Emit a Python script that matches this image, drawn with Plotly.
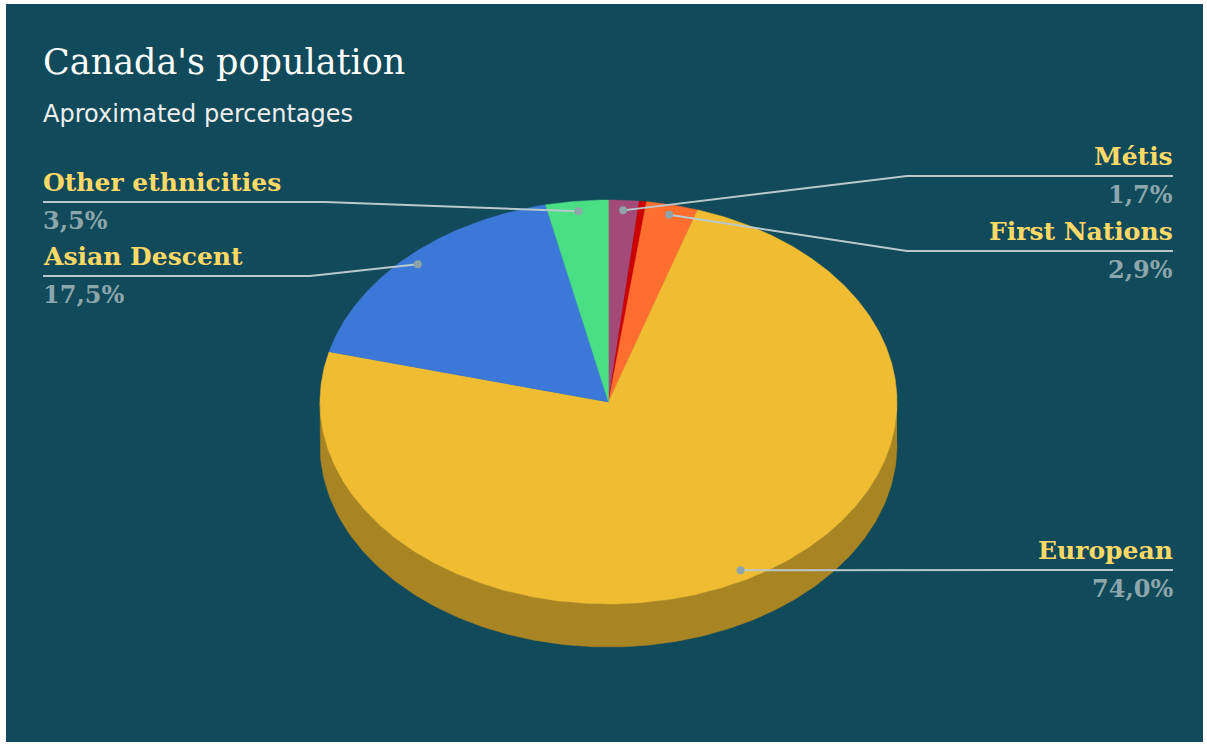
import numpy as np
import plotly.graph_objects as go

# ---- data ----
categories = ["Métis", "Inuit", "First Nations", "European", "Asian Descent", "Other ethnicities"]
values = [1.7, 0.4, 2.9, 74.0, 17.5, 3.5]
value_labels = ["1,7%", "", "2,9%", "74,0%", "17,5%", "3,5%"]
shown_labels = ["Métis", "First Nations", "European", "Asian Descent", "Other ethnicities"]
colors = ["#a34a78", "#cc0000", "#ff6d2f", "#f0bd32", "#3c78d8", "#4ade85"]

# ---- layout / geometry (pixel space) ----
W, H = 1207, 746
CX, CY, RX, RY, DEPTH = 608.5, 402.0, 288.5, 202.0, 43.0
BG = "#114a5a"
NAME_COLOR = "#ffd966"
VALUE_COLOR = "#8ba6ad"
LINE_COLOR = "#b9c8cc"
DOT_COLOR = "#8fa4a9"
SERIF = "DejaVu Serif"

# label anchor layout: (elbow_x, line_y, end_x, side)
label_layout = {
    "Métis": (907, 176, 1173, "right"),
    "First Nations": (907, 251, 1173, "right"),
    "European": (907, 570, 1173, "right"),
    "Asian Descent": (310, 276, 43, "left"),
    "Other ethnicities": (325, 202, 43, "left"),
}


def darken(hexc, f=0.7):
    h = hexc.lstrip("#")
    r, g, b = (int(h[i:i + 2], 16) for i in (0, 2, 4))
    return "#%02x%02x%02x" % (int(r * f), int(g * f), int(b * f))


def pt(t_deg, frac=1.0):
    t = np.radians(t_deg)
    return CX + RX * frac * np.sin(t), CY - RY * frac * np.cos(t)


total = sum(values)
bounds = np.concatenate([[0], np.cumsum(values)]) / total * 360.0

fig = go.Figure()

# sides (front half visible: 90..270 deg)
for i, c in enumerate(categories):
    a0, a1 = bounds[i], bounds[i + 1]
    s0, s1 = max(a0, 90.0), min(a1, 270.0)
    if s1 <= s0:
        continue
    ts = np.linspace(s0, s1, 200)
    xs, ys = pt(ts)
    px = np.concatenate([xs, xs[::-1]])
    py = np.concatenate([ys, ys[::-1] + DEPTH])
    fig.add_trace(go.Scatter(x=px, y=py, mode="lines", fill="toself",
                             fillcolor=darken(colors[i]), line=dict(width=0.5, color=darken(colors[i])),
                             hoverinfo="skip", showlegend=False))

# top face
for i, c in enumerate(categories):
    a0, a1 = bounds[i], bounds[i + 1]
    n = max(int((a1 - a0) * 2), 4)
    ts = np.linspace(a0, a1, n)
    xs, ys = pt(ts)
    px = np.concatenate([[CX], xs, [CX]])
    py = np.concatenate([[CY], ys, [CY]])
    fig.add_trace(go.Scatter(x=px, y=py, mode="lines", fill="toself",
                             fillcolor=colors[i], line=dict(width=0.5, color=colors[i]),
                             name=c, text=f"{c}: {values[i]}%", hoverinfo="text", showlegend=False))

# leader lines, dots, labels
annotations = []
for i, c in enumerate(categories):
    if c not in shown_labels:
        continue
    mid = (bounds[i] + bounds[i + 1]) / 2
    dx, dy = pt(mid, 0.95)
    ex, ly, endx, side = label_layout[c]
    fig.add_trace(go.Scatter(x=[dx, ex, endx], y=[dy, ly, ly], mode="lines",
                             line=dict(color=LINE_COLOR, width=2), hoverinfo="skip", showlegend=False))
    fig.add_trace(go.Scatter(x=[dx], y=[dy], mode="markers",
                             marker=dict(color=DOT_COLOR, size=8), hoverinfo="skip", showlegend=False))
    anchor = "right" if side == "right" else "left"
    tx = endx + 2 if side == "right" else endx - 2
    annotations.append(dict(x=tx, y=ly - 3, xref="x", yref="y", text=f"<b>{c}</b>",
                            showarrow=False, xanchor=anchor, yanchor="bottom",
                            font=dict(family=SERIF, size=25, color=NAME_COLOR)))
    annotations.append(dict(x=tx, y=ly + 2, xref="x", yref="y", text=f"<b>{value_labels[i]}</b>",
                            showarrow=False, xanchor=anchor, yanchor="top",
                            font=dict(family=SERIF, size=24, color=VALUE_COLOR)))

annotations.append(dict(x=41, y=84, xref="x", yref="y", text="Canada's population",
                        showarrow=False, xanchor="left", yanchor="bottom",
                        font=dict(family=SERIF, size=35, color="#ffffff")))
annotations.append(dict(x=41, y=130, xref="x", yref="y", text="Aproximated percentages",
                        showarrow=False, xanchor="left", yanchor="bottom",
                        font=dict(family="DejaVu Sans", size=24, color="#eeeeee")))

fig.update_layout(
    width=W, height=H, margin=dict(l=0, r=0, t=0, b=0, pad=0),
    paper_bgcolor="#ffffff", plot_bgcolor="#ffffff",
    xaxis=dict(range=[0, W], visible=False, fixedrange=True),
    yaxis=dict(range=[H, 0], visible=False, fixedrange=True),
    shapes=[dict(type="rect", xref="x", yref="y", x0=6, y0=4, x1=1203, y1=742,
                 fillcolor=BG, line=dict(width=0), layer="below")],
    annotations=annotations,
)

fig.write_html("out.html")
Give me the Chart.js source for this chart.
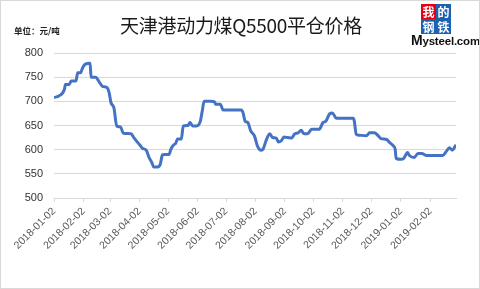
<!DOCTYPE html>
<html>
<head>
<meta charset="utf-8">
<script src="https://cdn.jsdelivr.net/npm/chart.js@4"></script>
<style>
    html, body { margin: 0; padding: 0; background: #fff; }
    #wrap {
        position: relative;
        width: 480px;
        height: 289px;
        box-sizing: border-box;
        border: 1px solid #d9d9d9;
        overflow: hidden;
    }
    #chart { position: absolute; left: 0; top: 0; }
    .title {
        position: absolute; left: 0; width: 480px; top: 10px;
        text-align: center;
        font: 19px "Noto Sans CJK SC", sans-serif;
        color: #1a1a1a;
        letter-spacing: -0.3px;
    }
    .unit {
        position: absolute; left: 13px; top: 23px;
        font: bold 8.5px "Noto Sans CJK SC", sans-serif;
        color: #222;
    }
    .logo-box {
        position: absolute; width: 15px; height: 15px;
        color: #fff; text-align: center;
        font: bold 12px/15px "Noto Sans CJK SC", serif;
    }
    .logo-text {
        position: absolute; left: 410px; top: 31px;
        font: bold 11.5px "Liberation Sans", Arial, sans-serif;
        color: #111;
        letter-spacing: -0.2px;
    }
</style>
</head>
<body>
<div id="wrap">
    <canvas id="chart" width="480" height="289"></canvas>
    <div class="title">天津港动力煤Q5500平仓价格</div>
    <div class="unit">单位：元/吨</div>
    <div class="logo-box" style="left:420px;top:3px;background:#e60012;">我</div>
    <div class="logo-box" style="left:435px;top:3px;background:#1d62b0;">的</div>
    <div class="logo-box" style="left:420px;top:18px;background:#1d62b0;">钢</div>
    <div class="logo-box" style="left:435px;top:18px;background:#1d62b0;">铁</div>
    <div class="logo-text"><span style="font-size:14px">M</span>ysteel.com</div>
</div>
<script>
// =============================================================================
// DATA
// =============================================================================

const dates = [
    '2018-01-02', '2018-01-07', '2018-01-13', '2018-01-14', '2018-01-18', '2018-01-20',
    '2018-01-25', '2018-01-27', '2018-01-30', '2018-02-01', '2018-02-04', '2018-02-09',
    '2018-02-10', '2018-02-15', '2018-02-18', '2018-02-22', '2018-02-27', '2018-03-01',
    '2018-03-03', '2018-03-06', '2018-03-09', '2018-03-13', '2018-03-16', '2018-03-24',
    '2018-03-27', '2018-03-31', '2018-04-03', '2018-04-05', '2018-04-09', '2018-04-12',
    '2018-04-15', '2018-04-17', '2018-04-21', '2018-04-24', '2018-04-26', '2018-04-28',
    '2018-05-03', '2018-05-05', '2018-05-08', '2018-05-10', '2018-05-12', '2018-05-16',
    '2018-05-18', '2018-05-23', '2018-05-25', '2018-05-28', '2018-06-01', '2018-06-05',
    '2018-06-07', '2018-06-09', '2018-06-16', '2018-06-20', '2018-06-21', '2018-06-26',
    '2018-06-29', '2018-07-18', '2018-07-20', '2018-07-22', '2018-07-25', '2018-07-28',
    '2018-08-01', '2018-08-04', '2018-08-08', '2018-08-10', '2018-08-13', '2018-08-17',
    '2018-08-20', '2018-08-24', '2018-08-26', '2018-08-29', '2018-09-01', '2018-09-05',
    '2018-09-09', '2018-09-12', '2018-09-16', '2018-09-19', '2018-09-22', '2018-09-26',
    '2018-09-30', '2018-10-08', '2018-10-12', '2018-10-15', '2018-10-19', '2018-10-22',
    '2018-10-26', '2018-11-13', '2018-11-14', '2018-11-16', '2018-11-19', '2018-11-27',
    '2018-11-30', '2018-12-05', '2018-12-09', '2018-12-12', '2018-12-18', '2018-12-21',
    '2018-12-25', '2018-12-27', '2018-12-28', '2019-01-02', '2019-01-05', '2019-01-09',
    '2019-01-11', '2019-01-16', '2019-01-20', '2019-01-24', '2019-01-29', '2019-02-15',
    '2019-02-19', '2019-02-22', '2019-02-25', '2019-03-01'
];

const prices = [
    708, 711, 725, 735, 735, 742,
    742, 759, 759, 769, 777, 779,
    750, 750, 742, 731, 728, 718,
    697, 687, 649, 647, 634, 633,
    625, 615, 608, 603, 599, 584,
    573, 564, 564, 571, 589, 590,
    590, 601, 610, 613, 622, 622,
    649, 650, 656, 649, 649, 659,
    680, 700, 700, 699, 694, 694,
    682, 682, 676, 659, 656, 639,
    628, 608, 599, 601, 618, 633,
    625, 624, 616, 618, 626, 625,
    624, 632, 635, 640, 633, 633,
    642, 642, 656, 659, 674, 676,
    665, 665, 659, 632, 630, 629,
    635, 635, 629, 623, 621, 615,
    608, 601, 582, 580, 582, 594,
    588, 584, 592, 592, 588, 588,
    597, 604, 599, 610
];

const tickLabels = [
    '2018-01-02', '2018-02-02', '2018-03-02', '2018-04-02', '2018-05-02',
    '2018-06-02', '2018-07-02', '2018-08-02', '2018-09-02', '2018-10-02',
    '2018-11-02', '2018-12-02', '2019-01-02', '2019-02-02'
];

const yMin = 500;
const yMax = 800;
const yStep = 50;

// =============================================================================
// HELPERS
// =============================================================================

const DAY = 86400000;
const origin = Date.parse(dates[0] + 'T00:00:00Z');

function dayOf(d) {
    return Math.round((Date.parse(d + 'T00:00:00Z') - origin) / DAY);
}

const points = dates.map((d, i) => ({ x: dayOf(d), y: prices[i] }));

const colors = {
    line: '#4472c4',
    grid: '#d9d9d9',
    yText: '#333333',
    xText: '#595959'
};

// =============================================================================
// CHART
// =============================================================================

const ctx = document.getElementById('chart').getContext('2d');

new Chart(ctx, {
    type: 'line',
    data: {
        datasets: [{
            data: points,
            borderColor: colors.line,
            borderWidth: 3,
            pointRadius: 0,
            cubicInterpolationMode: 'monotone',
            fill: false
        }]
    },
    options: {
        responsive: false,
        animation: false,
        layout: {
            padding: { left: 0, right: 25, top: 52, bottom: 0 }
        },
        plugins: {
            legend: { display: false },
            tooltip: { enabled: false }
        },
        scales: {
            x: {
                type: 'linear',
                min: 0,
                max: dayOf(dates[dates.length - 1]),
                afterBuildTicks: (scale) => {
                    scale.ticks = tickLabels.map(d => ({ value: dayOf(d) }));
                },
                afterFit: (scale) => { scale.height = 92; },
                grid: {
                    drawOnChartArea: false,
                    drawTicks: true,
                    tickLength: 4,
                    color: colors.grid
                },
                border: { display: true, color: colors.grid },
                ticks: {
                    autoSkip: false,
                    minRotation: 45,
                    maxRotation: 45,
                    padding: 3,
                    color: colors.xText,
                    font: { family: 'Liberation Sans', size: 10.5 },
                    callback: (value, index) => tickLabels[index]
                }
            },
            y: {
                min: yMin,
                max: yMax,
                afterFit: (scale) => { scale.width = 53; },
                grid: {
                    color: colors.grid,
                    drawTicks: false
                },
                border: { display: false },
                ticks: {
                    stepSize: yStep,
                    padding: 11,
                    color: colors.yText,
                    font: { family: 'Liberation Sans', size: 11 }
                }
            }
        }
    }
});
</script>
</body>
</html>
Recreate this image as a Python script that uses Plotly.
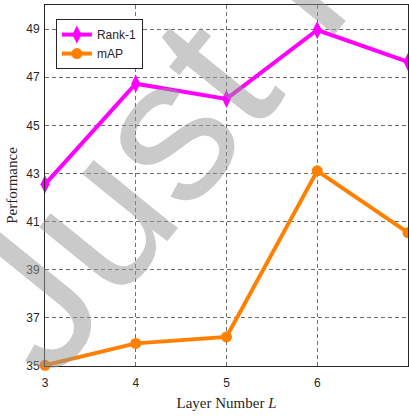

• Task instructions
Tally the lines in the listing that hold "this" and report the number alone.

• Written solution
3